In Resident Evil 1, the puzzles are quite simple, but there’s a whole network of key finding, back tracking, reading hints and memorizing combinations. It was quite nostalgic, remembering games of old that benefitted from a pencil and paper.
I love escape rooms, and this scratched that itch. Why didn’t you tell me? I would have played this game much sooner.
The dialogue is all bad
At time of writing, I’m playing the game a second time as Jill. So, I’ve yet to find out what nearly turns Miss Valentine into a lunchtime snack. That’s okay though, because it turns out that if I wanted to hear examples of bad dialogue I just needed to listen to any dialogue from the game.
Sometimes it’s characters stating the obvious, sometimes it makes no sense, and sometimes it feels like we skipped a few pages of script.
I knew who the villain was going to be from the outset. What I didn’t know was that he says about five lines throughout the entire game, until at the end when he gives the wimpiest of villain speeches before being gutted by the Tyrant. Which happens because he stands in front of the killing-machines pod as it is opening to admire how “magnificent” it is.
There was lots of terribly wonderful/awful conversations throughout, but I homed in on this one particular back-and-forth:
The context is that Chris hears Rebecca scream and runs up to help (the game seemed to give me the choice? I just realised I don’t know what happens if you don’t answer the call.)
Once she is saved, she apologies. Chris then, in the same ten seconds, says that ‘we’ need to find the others and asks “you with me?” before telling Rebecca that she’s on her own whilst Chris carries on exploring.
Rebecca’s response: “I can handle myself”. So not only does Chris want her to work alongside him and fend for herself, Rebecca insists she can stay alive despite the scene being very specifically about her need to be rescued. Best of all, Chris responds with a big thumbs up like he’s appeasing a small child.
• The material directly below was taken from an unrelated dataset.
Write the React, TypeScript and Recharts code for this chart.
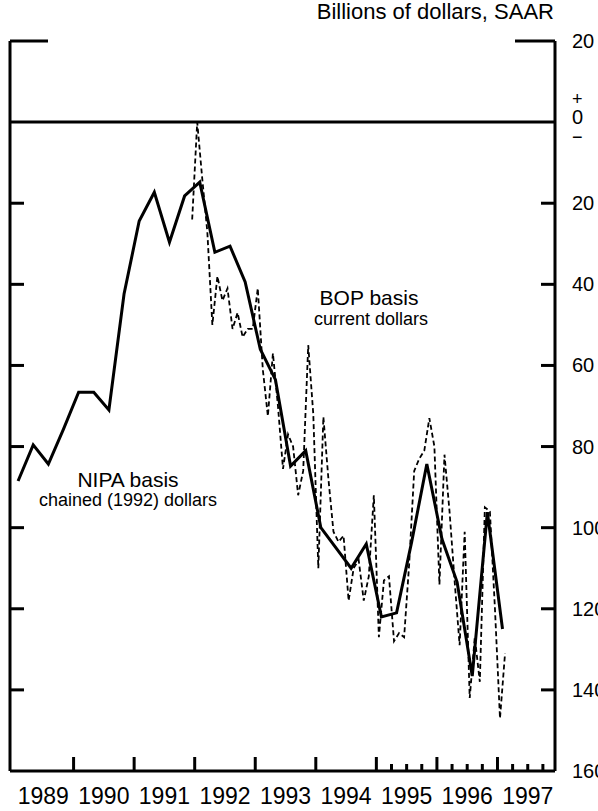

I even noticed something weird with the subtitles. A lot of the words in Rebecca’s line were squished together. I think they were supposed to emphasise that she’s a fast talker, but it really just looked like human error. And the point of subtitles is to make the game more accessible, so it seems strange that you would make them intentionally harder to read.
Either way, You should have told me that the RE script is a gloriously hot mess.
Final Thoughts
Long story short, You let me down. I’d been told Resident Evil was great, but the truth is so much more. The game is a treat for puzzle solvers and anyone who enjoys an authentic zombie. It’s thoroughly bonkers in its design and monster roster. The next games try to pseudo-science the alphabetised viruses and molds but the OG RE stares you in the face and declares “there are zombies bee! No other information is needed! Also sharks and these ‘Hunter’ things that might be frog men? I don’t know and I don’t care!”
More than anything, I’d come to believe that there was a rich lore in the Resident Evil franchise. What I have learnt, more than anything, is that the series is more of a nasty, meaty pile of lore that has been slowly dumped onto the original games bony frame. It’s not a terrible thing – with the nonsense comes the campy horror that makes this series so loveable, so endearing – but it was wildly apparent that the series began with a really great game, a handful of acronyms, cools plot ideas and some time later decided what the story was going to be.
I just wished You’d told me what I was missing.